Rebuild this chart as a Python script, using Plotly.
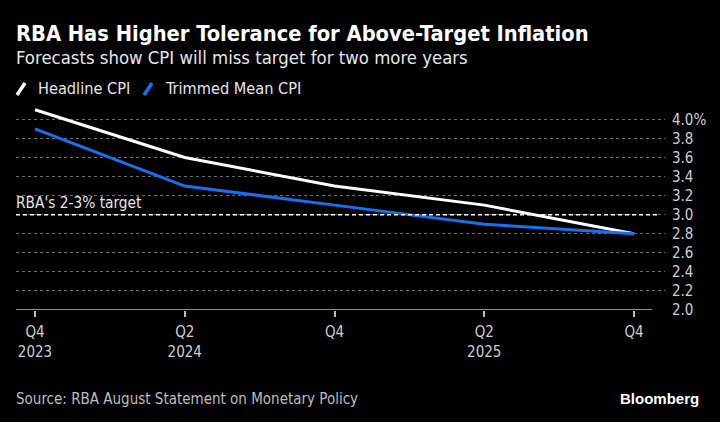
import plotly.graph_objects as go

# ---- data ----
quarters = [0, 2, 4, 6, 8]  # quarter index from Q4 2023
headline_cpi = [4.1, 3.6, 3.3, 3.1, 2.8]
trimmed_mean_cpi = [3.9, 3.3, 3.1, 2.9, 2.8]
x_tick_vals = [0, 2, 4, 6, 8]
x_tick_text = ["Q4<br>2023", "Q2<br>2024", "Q4", "Q2<br>2025", "Q4"]
y_tick_vals = [2.0, 2.2, 2.4, 2.6, 2.8, 3.0, 3.2, 3.4, 3.6, 3.8, 4.0]
y_tick_text = ["2.0", "2.2", "2.4", "2.6", "2.8", "3.0", "3.2", "3.4", "3.6", "3.8", "4.0%"]
target_level = 3.0

W, H = 720, 422
ML, MR, MT, MB = 16, 55, 105, 112
PW, PH = W - ML - MR, H - MT - MB

def px(x):
    return (x - ML) / PW

def py(y):
    return (H - MB - y) / PH

FONT = "DejaVu Sans Condensed, DejaVu Sans, sans-serif"
WHITE = "#ffffff"
BLUE = "#1a6fef"
GREY = "#cfcfcf"

fig = go.Figure()
fig.add_trace(go.Scatter(x=quarters, y=headline_cpi, mode="lines",
                         line=dict(color=WHITE, width=3), name="Headline CPI",
                         showlegend=False))
fig.add_trace(go.Scatter(x=quarters, y=trimmed_mean_cpi, mode="lines",
                         line=dict(color=BLUE, width=3), name="Trimmed Mean CPI",
                         showlegend=False))

# target line
fig.add_shape(type="line", xref="paper", yref="y", x0=0, x1=px(660),
              y0=target_level, y1=target_level,
              line=dict(color=WHITE, width=1.5, dash="4px,3px"))
fig.add_annotation(xref="paper", yref="y", x=0, y=target_level, yshift=1, xshift=-2,
                   text="RBA's 2-3% target", showarrow=False,
                   xanchor="left", yanchor="bottom",
                   font=dict(family=FONT, size=15.3, color="#e6e6e6"))

# x axis baseline
fig.add_shape(type="line", xref="paper", yref="y", x0=0, x1=px(652),
              y0=2.0, y1=2.0, line=dict(color="#bdbdbd", width=1.5))

# custom legend
fig.add_shape(type="line", xref="paper", yref="paper", x0=px(17), x1=px(25),
              y0=py(95), y1=py(83), line=dict(color=WHITE, width=3.5))
fig.add_shape(type="line", xref="paper", yref="paper", x0=px(144), x1=px(152),
              y0=py(95), y1=py(83), line=dict(color=BLUE, width=3.5))
fig.add_annotation(xref="paper", yref="paper", x=px(36), y=py(89),
                   text="Headline CPI", showarrow=False, xanchor="left",
                   yanchor="middle", font=dict(family=FONT, size=16.2, color="#e6e6e6"))
fig.add_annotation(xref="paper", yref="paper", x=px(163), y=py(89),
                   text="Trimmed Mean CPI", showarrow=False, xanchor="left",
                   yanchor="middle", font=dict(family=FONT, size=16.2, color="#e6e6e6"))

# title / subtitle / source / logo
fig.add_annotation(xref="paper", yref="paper", x=px(14), y=py(34),
                   text="<b>RBA Has Higher Tolerance for Above-Target Inflation</b>",
                   showarrow=False, xanchor="left", yanchor="middle",
                   font=dict(family=FONT, size=21.7, color=WHITE))
fig.add_annotation(xref="paper", yref="paper", x=px(14), y=py(57),
                   text="Forecasts show CPI will miss target for two more years",
                   showarrow=False, xanchor="left", yanchor="middle",
                   font=dict(family=FONT, size=18.4, color="#e6e6e6"))
fig.add_annotation(xref="paper", yref="paper", x=px(14), y=py(399),
                   text="Source: RBA August Statement on Monetary Policy",
                   showarrow=False, xanchor="left", yanchor="middle",
                   font=dict(family=FONT, size=15, color="#bdbdbd"))
fig.add_annotation(xref="paper", yref="paper", x=px(701), y=py(398),
                   text="<b>Bloomberg</b>",
                   showarrow=False, xanchor="right", yanchor="middle",
                   font=dict(family="Liberation Sans, Arial, sans-serif", size=15, color=WHITE))

fig.update_layout(
    width=W, height=H,
    margin=dict(l=ML, r=MR, t=MT, b=MB),
    paper_bgcolor="#000000", plot_bgcolor="#000000",
    showlegend=False,
    xaxis=dict(range=[-0.254, 8.414], tickvals=x_tick_vals, ticktext=x_tick_text,
               showgrid=False, zeroline=False, showline=False,
               ticks="outside", ticklen=6, tickcolor="#bdbdbd", tickwidth=1.5,
               ticklabelstandoff=2,
               tickfont=dict(family=FONT, size=15, color=GREY), fixedrange=True),
    yaxis=dict(range=[2.0, 4.15], tickvals=y_tick_vals, ticktext=y_tick_text,
               side="right", showgrid=True, gridcolor="#6a6a6a", griddash="dot",
               gridwidth=1, zeroline=False, showline=False, ticks="",
               ticklabelstandoff=6,
               tickfont=dict(family=FONT, size=15, color=GREY), fixedrange=True),
)

fig.write_html("out.html")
▬▬▬
• **Instructions for the task**: Retype the data above exactly; pictures are not part of the copy.

• **Solution for this exercise**:
Rebuild this chart as a Python script, using Plotly.
import plotly.graph_objects as go

# ---- data ----
quarters = [0, 2, 4, 6, 8]  # quarter index from Q4 2023
headline_cpi = [4.1, 3.6, 3.3, 3.1, 2.8]
trimmed_mean_cpi = [3.9, 3.3, 3.1, 2.9, 2.8]
x_tick_vals = [0, 2, 4, 6, 8]
x_tick_text = ["Q4<br>2023", "Q2<br>2024", "Q4", "Q2<br>2025", "Q4"]
y_tick_vals = [2.0, 2.2, 2.4, 2.6, 2.8, 3.0, 3.2, 3.4, 3.6, 3.8, 4.0]
y_tick_text = ["2.0", "2.2", "2.4", "2.6", "2.8", "3.0", "3.2", "3.4", "3.6", "3.8", "4.0%"]
target_level = 3.0

W, H = 720, 422
ML, MR, MT, MB = 16, 55, 105, 112
PW, PH = W - ML - MR, H - MT - MB

def px(x):
    return (x - ML) / PW

def py(y):
    return (H - MB - y) / PH

FONT = "DejaVu Sans Condensed, DejaVu Sans, sans-serif"
WHITE = "#ffffff"
BLUE = "#1a6fef"
GREY = "#cfcfcf"

fig = go.Figure()
fig.add_trace(go.Scatter(x=quarters, y=headline_cpi, mode="lines",
                         line=dict(color=WHITE, width=3), name="Headline CPI",
                         showlegend=False))
fig.add_trace(go.Scatter(x=quarters, y=trimmed_mean_cpi, mode="lines",
                         line=dict(color=BLUE, width=3), name="Trimmed Mean CPI",
                         showlegend=False))

# target line
fig.add_shape(type="line", xref="paper", yref="y", x0=0, x1=px(660),
              y0=target_level, y1=target_level,
              line=dict(color=WHITE, width=1.5, dash="4px,3px"))
fig.add_annotation(xref="paper", yref="y", x=0, y=target_level, yshift=1, xshift=-2,
                   text="RBA's 2-3% target", showarrow=False,
                   xanchor="left", yanchor="bottom",
                   font=dict(family=FONT, size=15.3, color="#e6e6e6"))

# x axis baseline
fig.add_shape(type="line", xref="paper", yref="y", x0=0, x1=px(652),
              y0=2.0, y1=2.0, line=dict(color="#bdbdbd", width=1.5))

# custom legend
fig.add_shape(type="line", xref="paper", yref="paper", x0=px(17), x1=px(25),
              y0=py(95), y1=py(83), line=dict(color=WHITE, width=3.5))
fig.add_shape(type="line", xref="paper", yref="paper", x0=px(144), x1=px(152),
              y0=py(95), y1=py(83), line=dict(color=BLUE, width=3.5))
fig.add_annotation(xref="paper", yref="paper", x=px(36), y=py(89),
                   text="Headline CPI", showarrow=False, xanchor="left",
                   yanchor="middle", font=dict(family=FONT, size=16.2, color="#e6e6e6"))
fig.add_annotation(xref="paper", yref="paper", x=px(163), y=py(89),
                   text="Trimmed Mean CPI", showarrow=False, xanchor="left",
                   yanchor="middle", font=dict(family=FONT, size=16.2, color="#e6e6e6"))

# title / subtitle / source / logo
fig.add_annotation(xref="paper", yref="paper", x=px(14), y=py(34),
                   text="<b>RBA Has Higher Tolerance for Above-Target Inflation</b>",
                   showarrow=False, xanchor="left", yanchor="middle",
                   font=dict(family=FONT, size=21.7, color=WHITE))
fig.add_annotation(xref="paper", yref="paper", x=px(14), y=py(57),
                   text="Forecasts show CPI will miss target for two more years",
                   showarrow=False, xanchor="left", yanchor="middle",
                   font=dict(family=FONT, size=18.4, color="#e6e6e6"))
fig.add_annotation(xref="paper", yref="paper", x=px(14), y=py(399),
                   text="Source: RBA August Statement on Monetary Policy",
                   showarrow=False, xanchor="left", yanchor="middle",
                   font=dict(family=FONT, size=15, color="#bdbdbd"))
fig.add_annotation(xref="paper", yref="paper", x=px(701), y=py(398),
                   text="<b>Bloomberg</b>",
                   showarrow=False, xanchor="right", yanchor="middle",
                   font=dict(family="Liberation Sans, Arial, sans-serif", size=15, color=WHITE))

fig.update_layout(
    width=W, height=H,
    margin=dict(l=ML, r=MR, t=MT, b=MB),
    paper_bgcolor="#000000", plot_bgcolor="#000000",
    showlegend=False,
    xaxis=dict(range=[-0.254, 8.414], tickvals=x_tick_vals, ticktext=x_tick_text,
               showgrid=False, zeroline=False, showline=False,
               ticks="outside", ticklen=6, tickcolor="#bdbdbd", tickwidth=1.5,
               ticklabelstandoff=2,
               tickfont=dict(family=FONT, size=15, color=GREY), fixedrange=True),
    yaxis=dict(range=[2.0, 4.15], tickvals=y_tick_vals, ticktext=y_tick_text,
               side="right", showgrid=True, gridcolor="#6a6a6a", griddash="dot",
               gridwidth=1, zeroline=False, showline=False, ticks="",
               ticklabelstandoff=6,
               tickfont=dict(family=FONT, size=15, color=GREY), fixedrange=True),
)

fig.write_html("out.html")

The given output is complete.